Furthermore, the association contended that a CPE might develop a fault and a repair is necessitated due to multiple factors not attributable to the provider of the CPE.

The association also argued that the authority has not taken into account several costs like refurbishing, loss on account of dealer and distribution commission, actual de-installation, freight and logistics, inventory holding, collection centre, testing and verification, and technology upgrade and changes while working out the buyback/refund price of CPE.

Noting that the previous tariff order on CPEs was limited only to SD set-top boxes (STBs), the association stated that it was unfair to include HD STBs in the standard schemes as the HD services are under forbearance. Moreover, the cost structures for both kinds of services are different and incomparable. It urged the authority to exclude all other kind of CPEs from the tariff order except SD CPEs.

The association said that the TRAI has not provided a rationale for fixing collection charges at Rs 150 since both installation and uninstallation of the connection can be done by a skilled technician. It suggested that collection charges should be the same as installation charges, which is Rs 350.

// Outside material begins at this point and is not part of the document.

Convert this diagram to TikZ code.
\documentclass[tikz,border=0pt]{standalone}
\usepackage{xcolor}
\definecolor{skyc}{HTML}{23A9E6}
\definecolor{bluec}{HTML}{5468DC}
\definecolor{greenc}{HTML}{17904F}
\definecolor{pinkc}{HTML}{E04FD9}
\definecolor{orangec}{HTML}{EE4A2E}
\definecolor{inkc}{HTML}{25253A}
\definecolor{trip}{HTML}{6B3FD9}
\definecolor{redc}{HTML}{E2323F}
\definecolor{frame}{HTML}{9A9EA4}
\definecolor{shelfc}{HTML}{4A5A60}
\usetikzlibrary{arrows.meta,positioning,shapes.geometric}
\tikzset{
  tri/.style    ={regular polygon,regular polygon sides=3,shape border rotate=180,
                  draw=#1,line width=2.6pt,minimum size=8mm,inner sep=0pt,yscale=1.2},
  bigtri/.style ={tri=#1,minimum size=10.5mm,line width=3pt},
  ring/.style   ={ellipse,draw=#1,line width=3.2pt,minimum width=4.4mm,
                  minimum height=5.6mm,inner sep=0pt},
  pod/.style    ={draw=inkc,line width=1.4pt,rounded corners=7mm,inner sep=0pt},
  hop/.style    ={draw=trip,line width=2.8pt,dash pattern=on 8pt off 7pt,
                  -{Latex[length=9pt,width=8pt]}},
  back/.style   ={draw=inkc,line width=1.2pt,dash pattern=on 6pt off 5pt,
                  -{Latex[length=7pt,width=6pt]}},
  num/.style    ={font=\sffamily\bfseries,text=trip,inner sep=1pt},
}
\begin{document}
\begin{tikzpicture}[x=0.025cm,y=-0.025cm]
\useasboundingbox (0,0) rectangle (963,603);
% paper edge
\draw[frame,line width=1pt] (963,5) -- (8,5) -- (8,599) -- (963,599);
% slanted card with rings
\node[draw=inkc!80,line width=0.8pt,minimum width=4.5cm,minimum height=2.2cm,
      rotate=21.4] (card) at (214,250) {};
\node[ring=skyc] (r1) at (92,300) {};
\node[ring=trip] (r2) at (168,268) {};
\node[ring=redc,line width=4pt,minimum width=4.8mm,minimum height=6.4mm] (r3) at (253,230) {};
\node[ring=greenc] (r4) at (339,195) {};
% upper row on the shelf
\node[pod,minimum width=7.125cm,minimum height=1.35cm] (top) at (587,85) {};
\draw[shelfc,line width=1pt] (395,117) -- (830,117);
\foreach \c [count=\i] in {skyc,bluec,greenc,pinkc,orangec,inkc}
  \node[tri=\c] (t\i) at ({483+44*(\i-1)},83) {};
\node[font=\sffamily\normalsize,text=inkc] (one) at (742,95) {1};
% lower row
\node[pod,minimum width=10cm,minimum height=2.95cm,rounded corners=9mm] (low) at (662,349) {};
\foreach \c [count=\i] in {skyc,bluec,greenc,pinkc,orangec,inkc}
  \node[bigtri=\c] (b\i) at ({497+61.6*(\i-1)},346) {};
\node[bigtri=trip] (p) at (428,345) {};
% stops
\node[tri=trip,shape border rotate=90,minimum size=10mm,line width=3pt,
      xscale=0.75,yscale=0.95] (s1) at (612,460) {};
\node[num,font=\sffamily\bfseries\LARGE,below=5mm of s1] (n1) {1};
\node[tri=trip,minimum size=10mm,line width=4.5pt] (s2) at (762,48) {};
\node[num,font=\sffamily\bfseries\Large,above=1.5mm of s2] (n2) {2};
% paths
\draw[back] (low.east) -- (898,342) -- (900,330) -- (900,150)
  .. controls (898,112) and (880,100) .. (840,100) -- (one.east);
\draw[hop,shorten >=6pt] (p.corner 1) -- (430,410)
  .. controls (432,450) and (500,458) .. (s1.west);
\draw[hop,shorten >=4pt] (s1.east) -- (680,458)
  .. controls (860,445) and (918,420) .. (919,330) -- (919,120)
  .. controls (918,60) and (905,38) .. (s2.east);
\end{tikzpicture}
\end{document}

On the stipulation of a three-month lock-in period for customers, the association said that the minimum lock-in period should not be less than 12 months. The stipulation of three-month lock-in period would result in loss for DTH operators. It further pointed out that a DTH operator can make money only if the customer sticks with it for three to four years.

On capping of activation and installation charges at Rs 350, the association said that the charges should remain uncapped as activation charges include variety of costs and charges including activation vouchers, call centre, and data centre charges. Furthermore, these charges go up with the upgrade of services from SD to HD.

“The DTH operators must be allowed to fix the activation fee in accordance with the business model and the scheme offered to the subscribers,” the association said.

It said that the draft tariff order is not only commercially unviable but also legally untenable as TRAI does not have jurisdiction to regulate CPE tariff, as the same does not fall under broadcasting and cable services. It also added that the matter is yet to be settled by the Supreme Court.

TRAI had come out with a draft tariff order on CPEs after the Telecom Disputes Settlement and Appellate Tribunal (TDSAT) had set aside the earlier tariff order. The tribunal had made it clear that it would be open to TRAI to issue a fresh tariff order after taking into consideration the inputs provided by the DTH operators and addressing the issues raised by them.